What the task asks -> In the records that follow, locate every line with "seaborn" and extract it.

[Start Recorded information]

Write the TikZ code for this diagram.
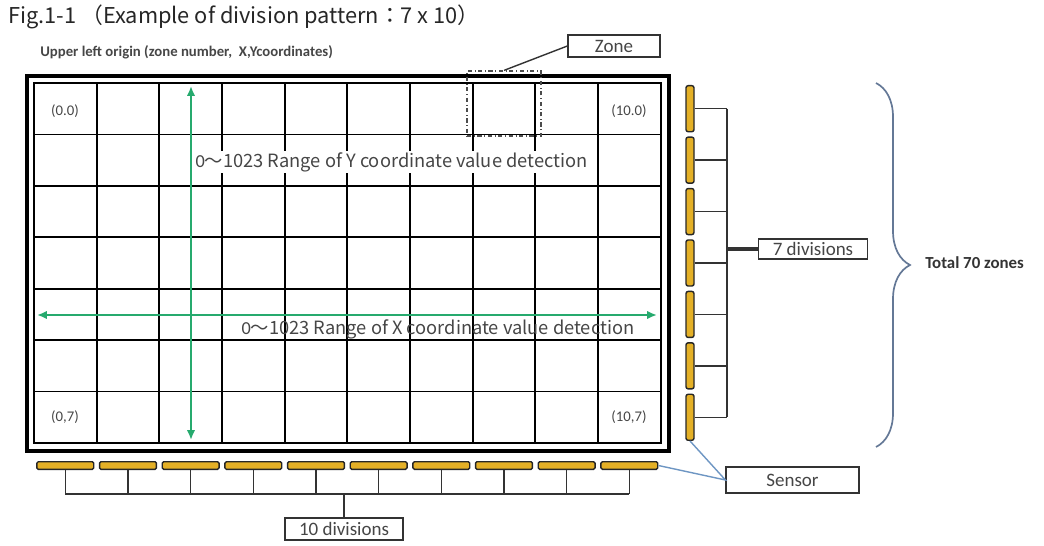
\documentclass[tikz,border=0pt]{standalone}
\usepackage{fontspec}
\setmainfont{Carlito}
\newfontfamily\cjk{Noto Sans CJK JP}
\usepackage{tikz}
\usetikzlibrary{calc,positioning,arrows.meta}
\usetikzlibrary{decorations.pathreplacing}
\definecolor{sensorgold}{RGB}{228,176,38}
\definecolor{rangegreen}{RGB}{38,170,110}
\definecolor{bracegray}{RGB}{100,120,150}
\definecolor{linkblue}{RGB}{110,150,195}
\definecolor{textgray}{RGB}{70,70,70}

\tikzset{
  hsensor/.style={draw=black!85, fill=sensorgold, line width=1pt, rounded corners=1pt,
    minimum width=1.42cm, minimum height=0.19cm, inner sep=0pt},
  vsensor/.style={draw=black!85, fill=sensorgold, line width=1pt, rounded corners=1.5pt,
    minimum width=0.2cm, minimum height=1.15cm, inner sep=0pt},
  labelbox/.style={draw=black!80, line width=0.9pt, fill=white, text=textgray,
    font=\fontsize{13.5}{15}\selectfont, inner sep=0pt},
  celltext/.style={text=textgray, font=\fontsize{10.5}{12}\selectfont},
  rangetext/.style={text=textgray, font=\fontsize{13}{15}\selectfont, inner sep=1pt},
  bus/.style={draw=black!80, line width=1pt},
  rangearrow/.style={rangegreen, line width=1.4pt,
    {Latex[length=7pt,width=6pt]}-{Latex[length=7pt,width=6pt]}}
}

\begin{document}
\begin{tikzpicture}[x=0.025cm, y=-0.025cm]
    \useasboundingbox (0,0) rectangle (1044,545);
    % Headings
    \node[anchor=west, inner sep=0pt, text=black!85,
      font=\cjk\fontsize{15.5}{18}\selectfont] (title) at (8,17)
      {Fig.1-1 （Example of division pattern：7 x 10）};
    \node[anchor=west, inner sep=0pt, text=textgray,
      font=\bfseries\fontsize{10.5}{13}\selectfont] (origin) at (40,52)
      {Upper left origin (zone number,~~X,Ycoordinates)};
    % Frame and grid
    \draw[line width=2.2pt] (27,76) rectangle (669,451);
    \draw[line width=1.4pt] (34,83) rectangle (660.7,443);
    \foreach \i in {1,...,9}
      \draw[line width=1.3pt] ({34+62.67*\i},83) -- ({34+62.67*\i},443);
    \foreach \j in {1,...,6}
      \draw[line width=1.3pt] (34,{83+51.43*\j}) -- (660.7,{83+51.43*\j});
    % Corner cells
    \node[celltext] (c00) at (65,111) {(0.0)};
    \node[celltext] (c100) at (629,111) {(10.0)};
    \node[celltext] (c07) at (65,417) {(0,7)};
    \node[celltext] (c107) at (629,417) {(10,7)};
    % Zone marker
    \node[draw=black!70, dash dot, line width=1pt, minimum width=1.85cm,
      minimum height=1.62cm, inner sep=0pt] (cell) at (504,103.5) {};
    \node[labelbox, minimum width=2.3cm, minimum height=0.55cm] (zone) at (614,46) {Zone};
    \draw[line width=1pt, black!80] (zone.west) -- (cell.north);
    % Detection ranges
    \coordinate (ytop) at (191,86);
    \coordinate (ybot) at (191,440);
    \coordinate (xleft) at (37,315);
    \coordinate (xright) at (657,315);
    \node[rangetext, fill=white, anchor=west] (yrange) at (194,162)
      {0\cjk{～}1023 Range of Y coordinate value detection};
    \draw[rangearrow] (ytop) -- (ybot);
    \draw[rangearrow] (xleft) -- (xright);
    \node[rangetext, anchor=west] (xrange) at (240,329)
      {0\cjk{～}1023 Range of X coordinate value detection};
    % Bottom sensors
    \foreach \i in {1,...,10}
      \node[hsensor] (s\i) at ({65.3+62.67*(\i-1)},465.5) {};
    \coordinate (busL) at (65.3,494);
    \foreach \i in {1,...,10}
      \draw[bus] (s\i.south) -- (s\i.south |- busL);
    \draw[bus] (s1.south |- busL) -- (s10.south |- busL);
    \node[labelbox, minimum width=2.95cm, minimum height=0.55cm] (div10) at (344,529) {10 divisions};
    \draw[bus, line width=1.6pt] (div10.north |- busL) -- (div10.north);
    % Right sensors
    \foreach \j in {1,...,7}
      \node[vsensor] (r\j) at (690,{108.7+51.43*(\j-1)}) {};
    \coordinate (busR) at (727,108.7);
    \foreach \j in {1,...,7}
      \draw[bus] (r\j.east) -- (r\j.east -| busR);
    \draw[bus] (r1.east -| busR) -- (r7.east -| busR);
    \node[labelbox, minimum width=2.72cm, minimum height=0.5cm] (div7) at (813,249) {7 divisions};
    \draw[bus, line width=2.4pt] (div7.west -| busR) -- (div7.west);
    % Sensor label
    \node[labelbox, minimum width=3.32cm, minimum height=0.65cm] (sensor) at (792.5,480) {Sensor};
    \draw[linkblue, line width=1pt] (r7.south) -- (sensor.west) -- (s10.east);
    % Total
    \draw[bracegray, line width=1.2pt, decorate,
      decoration={brace, amplitude=0.85cm}] (876,83) -- (876,447);
    \node[anchor=west, inner sep=0pt, text=black!80,
      font=\bfseries\fontsize{12}{14}\selectfont] (total) at (925,263) {Total 70 zones};
\end{tikzpicture}
\end{document}
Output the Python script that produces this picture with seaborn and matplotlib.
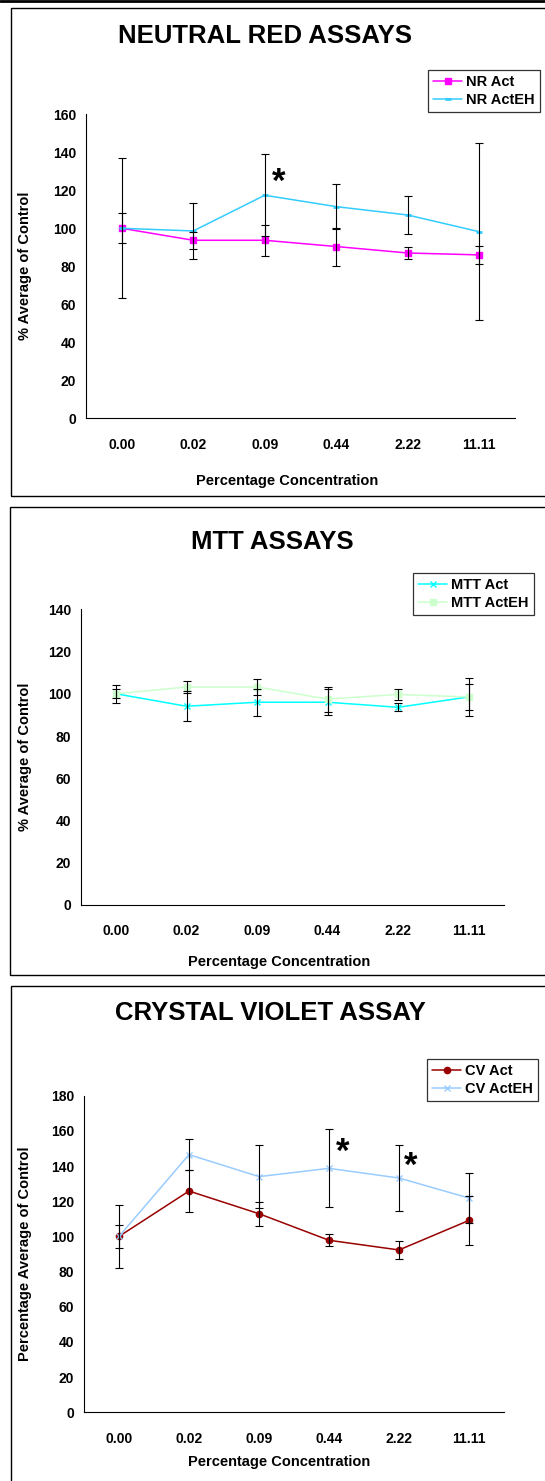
import numpy as np
import pandas as pd
import matplotlib
matplotlib.use("Agg")
import matplotlib.pyplot as plt
import seaborn as sns
from matplotlib.patches import Rectangle
from matplotlib.lines import Line2D

# ---------------- data ----------------
concentrations = ["0.00", "0.02", "0.09", "0.44", "2.22", "11.11"]

nr_act = [100, 93.7, 93.7, 90.4, 87.0, 86.0]
nr_act_err = [8.0, 4.5, 8.2, 10.0, 3.4, 4.9]
nr_acteh = [100, 98.6, 117.4, 111.4, 107.0, 98.2]
nr_acteh_err = [36.8, 14.9, 21.7, 12.0, 9.9, 46.5]

mtt_act = [100, 94.1, 96.0, 96.0, 93.6, 98.5]
mtt_act_err = [4.2, 7.0, 6.5, 6.2, 1.9, 6.3]
mtt_acteh = [100, 103.2, 103.2, 97.5, 99.7, 98.5]
mtt_acteh_err = [2.2, 2.7, 3.6, 5.9, 2.7, 9.1]

cv_act = [100, 125.8, 112.9, 97.8, 92.3, 109.1]
cv_act_err = [6.7, 11.7, 6.9, 3.4, 5.3, 14.0]
cv_acteh = [100, 146.5, 134.0, 138.7, 133.2, 121.8]
cv_acteh_err = [18.0, 8.6, 18.0, 22.2, 18.5, 14.4]

# ---------------- style ----------------
sns.set_style("white")
plt.rcParams['font.family'] = ['Liberation Sans', 'DejaVu Sans']
plt.rcParams['font.weight'] = 'bold'
plt.rcParams['axes.labelweight'] = 'bold'
for k in ['text.color', 'axes.labelcolor', 'xtick.color', 'ytick.color', 'axes.edgecolor']:
    plt.rcParams[k] = 'black'

W, H = 545, 1481
fig = plt.figure(figsize=(W / 100, H / 100), dpi=100)


def fx(px):
    return px / W


def fy(py):
    return 1 - py / H


def add_axes_px(left, top, right, bottom):
    return fig.add_axes([fx(left), fy(bottom), fx(right) - fx(left), fy(top) - fy(bottom)])


def box_px(left, top, right, bottom, lw=1.0):
    fig.add_artist(Rectangle((fx(left), fy(bottom)), fx(right) - fx(left), fy(top) - fy(bottom),
                             transform=fig.transFigure, fill=False, ec='black', lw=lw))


def draw_panel(ax, series, ymax, ystep):
    pos = np.arange(len(concentrations))
    for s in series:
        df = pd.DataFrame({"pos": pos, "value": s["values"]})
        sns.lineplot(data=df, x="pos", y="value", ax=ax, color=s["color"], lw=1.1,
                     marker=s["marker"], markersize=s["ms"], markeredgecolor=s["color"],
                     markerfacecolor=s["color"], markeredgewidth=s.get("mew", 1.0),
                     label=s["label"], zorder=2, legend=False)
        ax.errorbar(pos, s["values"], yerr=s["err"], fmt='none', ecolor='black',
                    elinewidth=0.8, capsize=2.6, capthick=0.8, zorder=3)
    ax.set_xlim(-0.5, len(concentrations) - 0.5)
    ax.set_ylim(0, ymax)
    ax.set_xticks(np.arange(-0.5, len(concentrations), 1.0))
    ax.set_xticklabels([])
    ax.set_xticks(pos, minor=True)
    ax.set_xticklabels(concentrations, minor=True, fontsize=10, fontweight='bold')
    ax.tick_params(axis='x', which='major', direction='out', length=4, width=0.8, color='black')
    ax.tick_params(axis='x', which='minor', length=0, pad=14)
    ax.set_yticks(np.arange(0, ymax + 1, ystep))
    ax.tick_params(axis='y', direction='out', length=4, width=0.8, color='black', pad=3, labelsize=10)
    for lab in ax.get_yticklabels():
        lab.set_fontweight('bold')
    ax.set_xlabel("")
    ax.set_ylabel("")
    for sp in ['top', 'right']:
        ax.spines[sp].set_visible(False)
    for sp in ['left', 'bottom']:
        ax.spines[sp].set_color('black')
        ax.spines[sp].set_linewidth(0.8)
    ax.patch.set_alpha(0)


def legend_px(ax, left, top):
    leg = ax.legend(loc='upper left', bbox_to_anchor=(fx(left), fy(top)),
                    bbox_transform=fig.transFigure, frameon=True, fancybox=False,
                    prop={'weight': 'bold', 'size': 10.5}, handlelength=2.0,
                    handletextpad=0.25, borderpad=0.35, labelspacing=0.25,
                    borderaxespad=0)
    leg.get_frame().set_edgecolor('black')
    leg.get_frame().set_linewidth(0.9)
    return leg


# top line
fig.add_artist(Line2D([0, 1], [fy(1), fy(1)], transform=fig.transFigure, color='black', lw=2))

# ---------------- panel 1 ----------------
box_px(11, 8, 560, 496)
ax1 = add_axes_px(86, 114.3, 515, 418.3)
draw_panel(ax1, [
    dict(values=nr_act, err=nr_act_err, color='#FF00FF', marker='s', ms=4.2, label='NR Act'),
    dict(values=nr_acteh, err=nr_acteh_err, color='#33CCFF', marker='_', ms=5, mew=2.0, label='NR ActEH'),
], 160, 20)
legend_px(ax1, 428, 70)
ax1.text(2.19, 124, '*', fontsize=25, fontweight='bold', ha='center', va='center')
fig.text(fx(265), fy(36), "NEUTRAL RED ASSAYS", ha='center', va='center', fontsize=18.5, fontweight='bold')
fig.text(fx(287), fy(481), "Percentage Concentration", ha='center', va='center', fontsize=10.5, fontweight='bold')
fig.text(fx(25), fy(266), "% Average of Control", ha='center', va='center', rotation=90, fontsize=10.5, fontweight='bold')

# ---------------- panel 2 ----------------
box_px(10, 507, 560, 975)
ax2 = add_axes_px(80.7, 609.3, 504, 905)
draw_panel(ax2, [
    dict(values=mtt_act, err=mtt_act_err, color='#00FFFF', marker='x', ms=5, label='MTT Act'),
    dict(values=mtt_acteh, err=mtt_acteh_err, color='#CCFFCC', marker='s', ms=4.2, label='MTT ActEH'),
], 140, 20)
legend_px(ax2, 413, 573)
fig.text(fx(272), fy(542), "MTT ASSAYS", ha='center', va='center', fontsize=18.5, fontweight='bold')
fig.text(fx(279), fy(962), "Percentage Concentration", ha='center', va='center', fontsize=10.5, fontweight='bold')
fig.text(fx(25), fy(757), "% Average of Control", ha='center', va='center', rotation=90, fontsize=10.5, fontweight='bold')

# ---------------- panel 3 ----------------
box_px(11, 986, 560, 1495)
ax3 = add_axes_px(84, 1095.7, 504, 1412.3)
draw_panel(ax3, [
    dict(values=cv_act, err=cv_act_err, color='#990000', marker='o', ms=4.5, label='CV Act'),
    dict(values=cv_acteh, err=cv_acteh_err, color='#99CCFF', marker='x', ms=5, label='CV ActEH'),
], 180, 20)
legend_px(ax3, 427, 1059)
ax3.text(3.2, 148, '*', fontsize=25, fontweight='bold', ha='center', va='center')
ax3.text(4.16, 140, '*', fontsize=25, fontweight='bold', ha='center', va='center')
fig.text(fx(270), fy(1013), "CRYSTAL VIOLET ASSAY", ha='center', va='center', fontsize=18.5, fontweight='bold')
fig.text(fx(279), fy(1462), "Percentage Concentration", ha='center', va='center', fontsize=10.5, fontweight='bold')
fig.text(fx(25), fy(1254), "Percentage Average of Control", ha='center', va='center', rotation=90, fontsize=10.5, fontweight='bold')

fig.savefig("out.png", dpi=100)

[End Recorded information]

Completed exercise ->
Output the Python script that produces this picture with seaborn and matplotlib.
import seaborn as sns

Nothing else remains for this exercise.